Missa numa capela lateral de uma catedral |
Luis Dufaur
Escritor, jornalista,
conferencista de política internacional, sócio do IPCO, webmaster de diversos blogs |
O conhecimento geral da liturgia facilita a tarefa do artista, que se verga quase por instinto às suas exigências.
Assim, nos nossos dias o altar está a maior parte das vezes mais elevado, para permitir aos fiéis seguir com a vista as cerimônias.
Outrora, era sobretudo através do canto e das orações vocais que os fiéis a elas se associavam, donde o extremo cuidado com a acústica: alternância das arcadas, ordenação das abóbadas, etc.
Sobretudo há o problema da luz. Certas épocas preferiram igrejas sombrias, pois considerava-se que a obscuridade favorece o recolhimento.
Mas na Idade Média se amava a luz, e a grande preocupação foi ter santuários cada vez mais claros.
Pode-se dizer que todas as descobertas da técnica arquitetônica tenderam a possibilitar mais espaços livres na construção, para que as imensas vidraças pudessem deixar passar cada vez mais sol e iluminar sempre melhor o esplendor do ofício religioso.

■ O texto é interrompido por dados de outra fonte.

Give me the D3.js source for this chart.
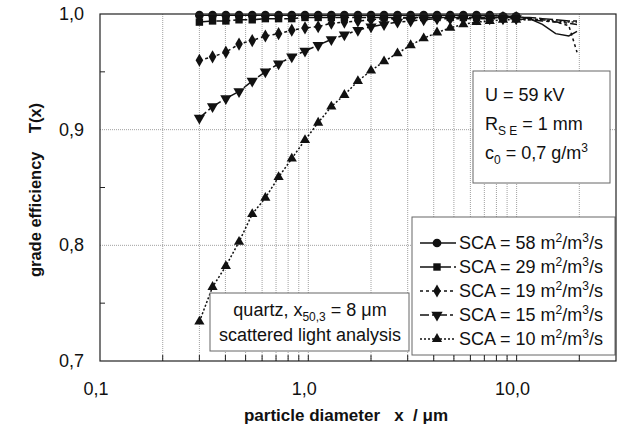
<!DOCTYPE html>
<html>
<head>
<meta charset="utf-8">
<script src="https://cdn.jsdelivr.net/npm/d3@7/dist/d3.min.js"></script>
<style>
  body { margin: 0; background: #fff; }
  text { font-family: "Liberation Sans", Arial, sans-serif; fill: #111; }
</style>
</head>
<body>
<div id="chart"></div>
<script>
/****** DATA ******/
// particle diameter (µm), scattered light channels
var diameters = [0.300, 0.347, 0.402, 0.465, 0.538, 0.622, 0.720, 0.833, 0.964, 1.115,
  1.29, 1.49, 1.73, 2.00, 2.31, 2.68, 3.10, 3.58, 4.15, 4.80,
  5.55, 6.42, 7.43, 8.60, 9.95, 11.5, 13.3, 15.4, 17.8, 19.5];

var sca58 = [0.999, 0.999, 0.999, 0.999, 0.999, 0.999, 0.999, 0.999, 0.999, 0.999,
  0.999, 0.999, 0.999, 0.999, 0.999, 0.999, 0.999, 0.999, 0.999, 0.999,
  0.999, 0.999, 0.999, 0.998, 0.998, 0.996, 0.991, 0.983, 0.981, 0.985];
var sca29 = [0.993, 0.994, 0.994, 0.995, 0.995, 0.996, 0.996, 0.996, 0.997, 0.997,
  0.997, 0.997, 0.997, 0.997, 0.997, 0.997, 0.997, 0.997, 0.997, 0.997,
  0.997, 0.997, 0.997, 0.997, 0.997, 0.997, 0.996, 0.995, 0.994, 0.994];
var sca19 = [0.960, 0.963, 0.967, 0.974, 0.977, 0.981, 0.983, 0.986, 0.988, 0.989,
  0.992, 0.993, 0.994, 0.995, 0.996, 0.996, 0.997, 0.997, 0.997, 0.997,
  0.997, 0.997, 0.997, 0.997, 0.997, 0.996, 0.995, 0.993, 0.990, 0.967];
var sca15 = [0.910, 0.920, 0.927, 0.933, 0.942, 0.950, 0.957, 0.963, 0.968, 0.973,
  0.978, 0.982, 0.986, 0.989, 0.991, 0.993, 0.994, 0.995, 0.996, 0.996,
  0.996, 0.996, 0.996, 0.996, 0.996, 0.995, 0.994, 0.993, 0.992, 0.991];
var sca10 = [0.734, 0.764, 0.782, 0.803, 0.827, 0.841, 0.859, 0.875, 0.891, 0.906,
  0.920, 0.930, 0.942, 0.951, 0.959, 0.966, 0.973, 0.979, 0.984, 0.988,
  0.991, 0.993, 0.994, 0.995, 0.995, 0.995, 0.995, 0.994, 0.993, 0.993];

var seriesNames = ["58", "29", "19", "15", "10"];
var seriesValues = [sca58, sca29, sca19, sca15, sca10];

var xTickLabels = ["0,1", "1,0", "10,0"];
var xTickValues = [0.1, 1, 10];
var xGridValues = [0.2, 0.3, 0.4, 0.5, 0.6, 0.7, 0.8, 0.9, 1, 2, 3, 4, 5, 6, 7, 8, 9, 10, 20];
var yTickLabels = ["0,7", "0,8", "0,9", "1,0"];
var yTickValues = [0.7, 0.8, 0.9, 1.0];
var yMinorValues = [0.75, 0.85, 0.95];

/****** STYLES PER SERIES ******/
var symbols = [d3.symbolCircle, d3.symbolSquare, d3.symbolDiamond, "down", d3.symbolTriangle];
var symbolSizes = [60, 55, 50, 55, 45];
var dashes = [null, "14,3", "3,3", "9,3,3,3", "2,2"];

var width = 618, height = 434;
var plot = {left: 100, right: 616, top: 14, bottom: 361};

var svg = d3.select("#chart")
  .append("svg")
  .attr("width", width)
  .attr("height", height);

var x = d3.scaleLog().domain([0.1, 30]).range([plot.left, plot.right]);
var y = d3.scaleLinear().domain([0.7, 1.0]).range([plot.bottom, plot.top]);

/****** GRID ******/
svg.append("g")
  .selectAll("line")
  .data(xGridValues)
  .enter()
  .append("line")
    .attr("x1", function(d) { return x(d); })
    .attr("x2", function(d) { return x(d); })
    .attr("y1", plot.top)
    .attr("y2", plot.bottom)
    .attr("stroke", "#888")
    .attr("stroke-width", 0.8)
    .attr("stroke-dasharray", "1,1");

svg.append("g")
  .selectAll("line")
  .data([0.8, 0.9])
  .enter()
  .append("line")
    .attr("x1", plot.left)
    .attr("x2", plot.right)
    .attr("y1", function(d) { return y(d); })
    .attr("y2", function(d) { return y(d); })
    .attr("stroke", "#888")
    .attr("stroke-width", 0.8)
    .attr("stroke-dasharray", "1,1");

/****** SERIES ******/
var line = d3.line()
  .x(function(d) { return x(d[0]); })
  .y(function(d) { return y(d[1]); });

function markerPath(i) {
  var type = symbols[i] === "down" ? d3.symbolTriangle : symbols[i];
  return d3.symbol().type(type).size(symbolSizes[i])();
}
function markerTransform(i, px, py) {
  var t = "translate(" + px + "," + py + ")";
  if (symbols[i] === "down") t += " rotate(180)";
  return t;
}

// draw bottom series first so the top lines sit on top
for (var s = seriesValues.length - 1; s >= 0; s--) {
  var pts = diameters.map(function(d, k) { return [d, seriesValues[s][k]]; });
  svg.append("path")
    .datum(pts)
    .attr("d", line)
    .attr("fill", "none")
    .attr("stroke", "#111")
    .attr("stroke-width", 1.5)
    .attr("stroke-dasharray", dashes[s]);

  svg.append("g")
    .selectAll("path")
    .data(pts.filter(function(p) { return p[0] <= 10; }))
    .enter()
    .append("path")
      .attr("d", markerPath(s))
      .attr("transform", (function(si) {
        return function(p) { return markerTransform(si, x(p[0]), y(p[1])); };
      })(s))
      .attr("fill", "#111");
}

/****** RICH TEXT (super/subscripts) ******/
// parts: [text, "sup" | "sub" | ""]
function richText(sel, parts, size) {
  var shift = 0;
  parts.forEach(function(p) {
    var target = p[1] === "sup" ? -7 : (p[1] === "sub" ? 5 : 0);
    var ts = sel.append("tspan").attr("dy", target - shift).text(p[0]);
    if (p[1]) ts.style("font-size", Math.round(size * 0.68) + "px");
    shift = target;
  });
  return sel;
}

// operating conditions
svg.append("rect")
  .attr("x", 473).attr("y", 71).attr("width", 137).attr("height", 112)
  .attr("fill", "#fff").attr("stroke", "#666").attr("stroke-width", 1);

svg.append("text").attr("x", 485).attr("y", 101)
  .style("font-size", "18px").text("U = 59 kV");
richText(svg.append("text").attr("x", 485).attr("y", 130).style("font-size", "18px"),
  [["R", ""], ["S E", "sub"], [" = 1 mm", ""]], 18);
richText(svg.append("text").attr("x", 485).attr("y", 159).style("font-size", "18px"),
  [["c", ""], ["0", "sub"], [" = 0,7 g/m", ""], ["3", "sup"]], 18);

// material
svg.append("rect")
  .attr("x", 210).attr("y", 293).attr("width", 199).attr("height", 58)
  .attr("fill", "#fff").attr("stroke", "#666").attr("stroke-width", 1);
richText(svg.append("text").attr("x", 310).attr("y", 316)
  .attr("text-anchor", "middle").style("font-size", "18px"),
  [["quartz, x", ""], ["50,3", "sub"], [" = 8 \u03bcm", ""]], 18);
svg.append("text").attr("x", 310).attr("y", 341)
  .attr("text-anchor", "middle").style("font-size", "18px")
  .text("scattered light analysis");

/****** LEGEND ******/
svg.append("rect")
  .attr("x", 412).attr("y", 217).attr("width", 203).attr("height", 138)
  .attr("fill", "#fff").attr("stroke", "#666").attr("stroke-width", 1);

seriesNames.forEach(function(name, i) {
  var cy = 243 + i * 24;
  svg.append("line")
    .attr("x1", 420).attr("x2", 456).attr("y1", cy).attr("y2", cy)
    .attr("stroke", "#111").attr("stroke-width", 1.5)
    .attr("stroke-dasharray", dashes[i]);
  svg.append("path")
    .attr("d", markerPath(i))
    .attr("transform", markerTransform(i, 437, cy))
    .attr("fill", "#111");
  richText(svg.append("text").attr("x", 459).attr("y", cy + 6).style("font-size", "18px"),
    [["SCA = " + name + " m", ""], ["2", "sup"], ["/m", ""], ["3", "sup"], ["/s", ""]], 18);
});

/****** AXES ******/
svg.append("rect")
  .attr("x", plot.left).attr("y", plot.top)
  .attr("width", plot.right - plot.left).attr("height", plot.bottom - plot.top)
  .attr("fill", "none").attr("stroke", "#222").attr("stroke-width", 1.2);

// inward ticks
svg.append("g")
  .selectAll("line")
  .data(xGridValues)
  .enter()
  .append("line")
    .attr("x1", function(d) { return x(d); })
    .attr("x2", function(d) { return x(d); })
    .attr("y1", plot.bottom)
    .attr("y2", plot.bottom - 6)
    .attr("stroke", "#222");

svg.append("g")
  .selectAll("line")
  .data(yMinorValues)
  .enter()
  .append("line")
    .attr("x1", plot.left)
    .attr("x2", plot.left + 5)
    .attr("y1", function(d) { return y(d); })
    .attr("y2", function(d) { return y(d); })
    .attr("stroke", "#222");

svg.append("g")
  .selectAll("text")
  .data(xTickValues)
  .enter()
  .append("text")
    .attr("x", function(d) { return x(d) - 4; })
    .attr("y", 395)
    .attr("text-anchor", "middle")
    .style("font-size", "18px")
    .text(function(d, i) { return xTickLabels[i]; });

svg.append("g")
  .selectAll("text")
  .data(yTickValues)
  .enter()
  .append("text")
    .attr("x", 84)
    .attr("y", function(d) { return y(d) + 6; })
    .attr("text-anchor", "end")
    .style("font-size", "18px")
    .text(function(d, i) { return yTickLabels[i]; });

/****** AXIS TITLES ******/
svg.append("text")
  .attr("x", 346).attr("y", 421)
  .attr("text-anchor", "middle")
  .style("font-size", "17px").style("font-weight", "bold")
  .style("white-space", "pre")
  .text("particle diameter   x  / \u03bcm");

svg.append("text")
  .attr("transform", "translate(41,190) rotate(-90)")
  .attr("text-anchor", "middle")
  .style("font-size", "16.5px").style("font-weight", "bold")
  .style("white-space", "pre")
  .text("grade efficiency    T(x)");
</script>
</body>
</html>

Em Beauvais, por exemplo, a parede serve apenas para enquadrar as partes de vitral, e o faz com uma ligeireza assustadora, excessiva mesmo, já que o edifício nunca pôde ser continuado para além do transepto.
No entanto, mais ainda do que a beleza, a solidez é que era visada. Nada se compreendeu de uma catedral gótica antes de se saber que o volume de pedra enterrado no solo, para o trabalho das fundações, ultrapassa o da pedra erguida para o céu.
Sob essa aparente fragilidade, sustentando as gráceis colunetas e as flechas rendilhadas, esconde-se uma poderosa armação de pedra, obra paciente e robusta.
Todas as obras da Idade Média possuíam sólida fundação, que não se descobre à primeira vista, tal é a ligeireza e a fantasia com que sabe ocultar-se.
Sob a aparente fragilidade de gráceis colunetas e flechas rendilhadas, esconde-se uma poderosa armação de pedra. Catedral de Rouen, França. |
Não há pormenor de ornamentação que não esteja submetido a um pormenor de arquitetura, nada é deixado ao acaso naquilo que nos parece pura exuberância de imaginação.
Em certas igrejas os painéis esculpidos seguem rigorosamente a disposição do aparelho. É muito visível em Reims, no famoso baixo-relevo da Communion du Chevalier (Comunhão do Cavaleiro).
Zomba-se por vezes da rigidez, da “ingenuidade” (sempre ela!) de certas estátuas, como as que ornamentam o pórtico de Chartres, mas trata-se na realidade de uma rigidez intencional, de nenhum modo rígida, uma vez que a estátua mais não é do que a animação do fuste, devendo as suas linhas subordinar-se às linhas retas e apertadas de uma fileira de colunas.
Quando contemplamos essas pedras cinzentas das nossas catedrais, e as suas esculturas, somos tentados a ver nelas o triunfo do desenho, mas de fato a cor explodia em toda parte.
Não apenas nas pinturas ou no vitral, mas também na pedra.
Não é exato falar-se do tempo em que as catedrais eram “brancas”, pois nelas a explosão da cor, tanto no interior como no exterior, prolongava a da luz. Era um mundo cintilante, em que tudo se animava.
É claro que os tons eram sabiamente combinados. Por vezes vivos e exuberantes, vastos frescos cobriam espaços hoje insípidos.
Catedral de Salisbury, Inglaterra: a solidez ancorada na terra e a delicadeza da fantasia requintada |
Noutros locais, sublinhavam com um simples friso a curva de uma ogiva, faziam sobressair uma aresta ou salientavam uma viga.
Realçavam igualmente as esculturas, não por meio das mornas gradações que fizeram a lamentável reputação dos modernos “objetos de piedade”, mas com tons francos fazendo corpo com a pedra.
Os seus vestígios, infelizmente demasiado raros, manifestam a mestria com que a Idade Média soube manejar a cor, e a ousadia com que a utilizou.
Nas suas catedrais, mais uma vez, o mundo medieval é um mundo colorido.
Infelizmente, é raro encontrar nelas os quadros e as estátuas pintadas que outrora as ornavam, sendo que nos museus eles estão arrancados do seu enquadramento e colocados em condições totalmente diferentes daquelas para que foram criados.
Vitrais como os de Chartres ou de Saint-Denis, por exemplo, nos permitem imaginar a intensidade e a perfeição das cores medievais, confirmando o que se pode ver em manuscritos de miniaturas, ciosamente guardados (talvez ciosamente demais) nas nossas bibliotecas.